### Given task
Leaving out every picture, copy the lines of the data exactly, from the first through the line containing "import seaborn as sns".
= = = = = = =
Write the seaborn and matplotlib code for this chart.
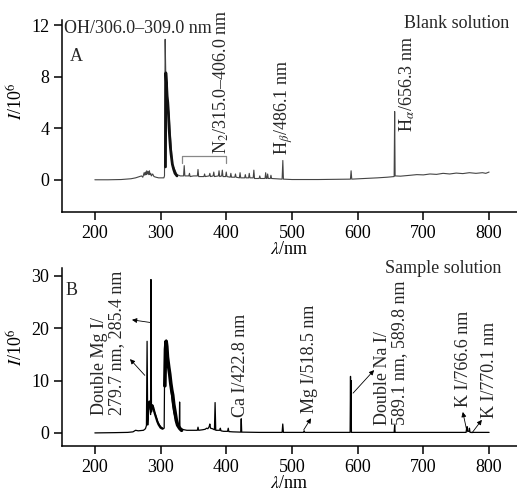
import matplotlib
matplotlib.use("Agg")
import matplotlib.pyplot as plt
import seaborn as sns

# ---------------- data ----------------
blank_wl = [200, 220, 240, 255, 262, 268, 271, 273, 275, 276, 277, 278, 279, 280, 281, 282, 283, 284,
            285, 286, 288, 290, 293, 297, 301, 305, 306, 307, 308, 310, 313.5, 318, 325, 330, 335, 336,
            337, 343, 344, 345, 350, 356, 357, 358, 366, 367, 368, 374, 375, 376, 380, 381, 382, 388,
            389, 390, 393, 394, 395, 399, 400, 401, 406, 407, 408, 413, 414, 415, 420, 421, 422, 428,
            429, 430, 434, 435, 436, 441, 442, 443, 450, 451, 452, 459, 460, 461, 462, 463, 464, 467,
            468, 469, 485, 486.1, 487, 500, 540, 589, 590, 591, 610, 630, 645, 655.5, 656.3, 657, 665,
            680, 690, 700, 710, 720, 730, 740, 750, 760, 770, 780, 790, 795, 800]
blank_I = [0.0, 0.0, 0.02, 0.08, 0.15, 0.25, 0.3, 0.2, 0.55, 0.35, 0.6, 0.4, 0.7, 0.45, 0.65, 0.4, 0.7, 0.4,
           0.5, 0.3, 0.45, 0.25, 0.2, 0.15, 0.15, 0.15, 0.3, 10.9, 8.0, 6.5, 4.7, 1.2, 0.4, 0.3, 0.3, 1.1,
           0.3, 0.3, 0.5, 0.25, 0.3, 0.3, 0.8, 0.25, 0.25, 0.45, 0.25, 0.3, 0.5, 0.25, 0.3, 0.6, 0.25, 0.3,
           0.7, 0.25, 0.3, 0.75, 0.25, 0.25, 0.6, 0.25, 0.2, 0.5, 0.2, 0.2, 0.45, 0.2, 0.15, 0.55, 0.15, 0.15,
           0.4, 0.15, 0.15, 0.5, 0.15, 0.15, 0.75, 0.1, 0.1, 0.3, 0.1, 0.1, 0.55, 0.1, 0.1, 0.45, 0.1, 0.1,
           0.35, 0.1, 0.05, 1.5, 0.05, 0.02, 0.02, 0.05, 0.7, 0.05, 0.1, 0.15, 0.2, 0.25, 5.3, 0.3, 0.28,
           0.35, 0.4, 0.38, 0.45, 0.42, 0.5, 0.45, 0.52, 0.48, 0.55, 0.5, 0.55, 0.5, 0.6]

blank_band_wl = [307.5, 308, 309, 310, 311, 312, 313, 314, 315, 316, 317, 318, 320, 322, 325]
blank_band_I = [1.0, 8.3, 7.5, 6.5, 6.0, 5.2, 4.0, 3.2, 2.5, 2.0, 1.6, 1.2, 0.8, 0.5, 0.3]

sample_wl = [200, 230, 250, 258, 262, 266, 270, 274, 277, 278.5, 279.5, 280.5, 282, 283.5, 284.8, 285.4,
             286.2, 288, 290, 293, 296, 300, 304, 305.5, 306, 307, 309, 311, 313, 316, 320, 324, 327,
             328.5, 329, 329.5, 333, 336, 340, 348, 352, 356, 357, 358, 364, 368, 370, 372, 374, 375,
             376, 379, 382, 383, 384, 388, 390, 391, 392, 396, 402, 403, 404, 410, 422, 422.8, 423.5,
             450, 485, 486, 487, 517.5, 518.5, 519.5, 560, 588.5, 589.1, 589.5, 589.8, 590.5, 620,
             655.5, 656.3, 657, 700, 765, 766, 766.6, 767.5, 769.5, 770.1, 771, 800]
sample_I = [0.0, 0.05, 0.1, 0.2, 0.5, 0.4, 0.45, 0.5, 0.8, 1.4, 17.5, 1.5, 5.0, 6.0, 3.5, 29.3,
            4.0, 5.0, 4.3, 3.2, 2.0, 1.2, 0.8, 0.9, 9.0, 12.0, 17.7, 14.0, 12.0, 8.0, 4.0, 2.0, 1.2,
            1.0, 5.9, 0.9, 0.7, 0.6, 0.5, 0.5, 0.5, 0.5, 1.1, 0.5, 0.6, 0.7, 0.9, 0.8, 1.2, 1.7,
            0.9, 0.8, 0.6, 5.8, 0.5, 0.5, 0.5, 0.9, 0.4, 0.3, 0.3, 0.9, 0.25, 0.2, 0.15, 2.7, 0.15,
            0.1, 0.1, 1.7, 0.1, 0.1, 0.4, 0.1, 0.1, 0.1, 10.8, 1.0, 10.0, 0.1, 0.1,
            0.1, 1.5, 0.1, 0.1, 0.1, 1.0, 1.2, 0.3, 0.3, 0.9, 0.1, 0.1]

sample_band_wl = [306.5, 307.5, 308.5, 309.5, 310.5, 311.5, 312.5, 314, 315.5, 317, 318.5, 320, 322,
                  324, 326, 329, 332]
sample_band_I = [9.0, 16.0, 17.5, 16.5, 14.5, 13.5, 12.5, 11.2, 9.5, 8.2, 7.2, 5.5, 4.0, 2.4, 1.5, 0.9, 0.5]

sample_band2_wl = [281.5, 283, 284.5, 286, 287.5, 289, 291, 293, 295, 297, 300, 303]
sample_band2_I = [4.5, 6.0, 5.0, 4.6, 5.3, 4.8, 3.8, 3.0, 2.2, 1.6, 1.0, 0.8]

x_ticks = [200, 300, 400, 500, 600, 700, 800]
yA_ticks = [0, 4, 8, 12]
yB_ticks = [0, 10, 20, 30]

# ---------------- style ----------------
sns.set_theme(style="ticks")
plt.rcParams['font.family'] = ['Liberation Serif', 'DejaVu Serif']
plt.rcParams['mathtext.fontset'] = 'stix'
FS = 13

fig = plt.figure(figsize=(5.17, 4.91), dpi=100)
axA = fig.add_axes([62 / 517, (491 - 212) / 491, 455 / 517, 192 / 491])
axB = fig.add_axes([62 / 517, (491 - 446) / 491, 455 / 517, 178 / 491])

sns.lineplot(x=blank_wl, y=blank_I, ax=axA, estimator=None, sort=False, color='#444444', lw=0.8)
sns.lineplot(x=blank_band_wl, y=blank_band_I, ax=axA, estimator=None, sort=False, color='#111111', lw=2.0)

sns.lineplot(x=sample_wl, y=sample_I, ax=axB, estimator=None, sort=False, color='black', lw=0.9)
sns.lineplot(x=sample_band_wl, y=sample_band_I, ax=axB, estimator=None, sort=False, color='black', lw=2.6)
sns.lineplot(x=sample_band2_wl, y=sample_band2_I, ax=axB, estimator=None, sort=False, color='black', lw=1.6)

for ax, yt, ylim, ylab_y in [(axA, yA_ticks, (-2.5, 12.4), 0.575), (axB, yB_ticks, (-2.5, 31.5), 0.556)]:
    ax.set_xlim(150, 842.5)
    ax.set_ylim(*ylim)
    ax.set_xticks(x_ticks)
    ax.set_yticks(yt)
    sns.despine(ax=ax)
    for s in ['left', 'bottom']:
        ax.spines[s].set_linewidth(1.1)
        ax.spines[s].set_color('black')
    ax.tick_params(direction='out', length=6, width=1.1, labelsize=FS, pad=3,
                   color='black', labelcolor='black')
    ax.set_xlabel('$\\lambda$/nm', fontsize=FS, labelpad=0, color='black')
    ax.set_ylabel('$I$/10$^6$', fontsize=FS, color='black')
    ax.yaxis.set_label_coords(-0.078, ylab_y)
    ax.grid(False)

# ---------------- annotations, panel A ----------------
axA.text(153, 11.4, 'OH/306.0–309.0 nm', fontsize=FS, ha='left', va='baseline')
axA.text(162, 9.2, 'A', fontsize=FS, ha='left', va='baseline')
axA.text(670.5, 11.77, 'Blank solution', fontsize=FS, ha='left', va='baseline')
axA.plot([332, 332, 400, 400], [1.3, 1.85, 1.85, 1.3], color='#888888', lw=0.9)
axA.text(392, 2.0, 'N$_2$/315.0–406.0 nm', fontsize=FS, rotation=90, ha='center', va='bottom')
axA.text(488, 1.9, 'H$_\\beta$/486.1 nm', fontsize=FS, rotation=90, ha='center', va='bottom')
axA.text(676, 3.7, 'H$_\\alpha$/656.3 nm', fontsize=FS, rotation=90, ha='center', va='bottom')

# ---------------- annotations, panel B ----------------
axB.text(156, 26.3, 'B', fontsize=FS, ha='left', va='baseline')
axB.text(641.6, 30.5, 'Sample solution', fontsize=FS, ha='left', va='baseline')
axB.text(220, 3.4, 'Double Mg I/\n279.7 nm, 285.4 nm', fontsize=FS, rotation=90, ha='center',
         va='bottom', multialignment='left', linespacing=1.05)
axB.text(421, 3.1, 'Ca I/422.8 nm', fontsize=FS, rotation=90, ha='center', va='bottom')
axB.text(527, 3.8, 'Mg I/518.5 nm', fontsize=FS, rotation=90, ha='center', va='bottom')
axB.text(651, 1.5, 'Double Na I/\n589.1 nm, 589.8 nm', fontsize=FS, rotation=90, ha='center',
         va='bottom', multialignment='left', linespacing=1.05)
axB.text(761, 4.9, 'K I/766.6 nm', fontsize=FS, rotation=90, ha='center', va='bottom')
axB.text(801, 2.8, 'K I/770.1 nm', fontsize=FS, rotation=90, ha='center', va='bottom')

arrow_kw = dict(arrowstyle='-|>', lw=0.6, color='black', mutation_scale=7, shrinkA=0, shrinkB=0)
for head, tail in [((256.5, 21.6), (284, 21.1)), ((253.5, 14.1), (276, 11.0)), ((625, 12.0), (593, 7.6)),
                   ((529, 2.8), (518, 0.6)), ((760, 4.0), (766.5, 0.2)), ((789, 2.5), (774, 0.0))]:
    axB.annotate('', xy=head, xytext=tail, arrowprops=arrow_kw)

fig.savefig('out.png', dpi=100)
= = = = = = =
### Finished answer
Write the seaborn and matplotlib code for this chart.
import matplotlib
matplotlib.use("Agg")
import matplotlib.pyplot as plt
import seaborn as sns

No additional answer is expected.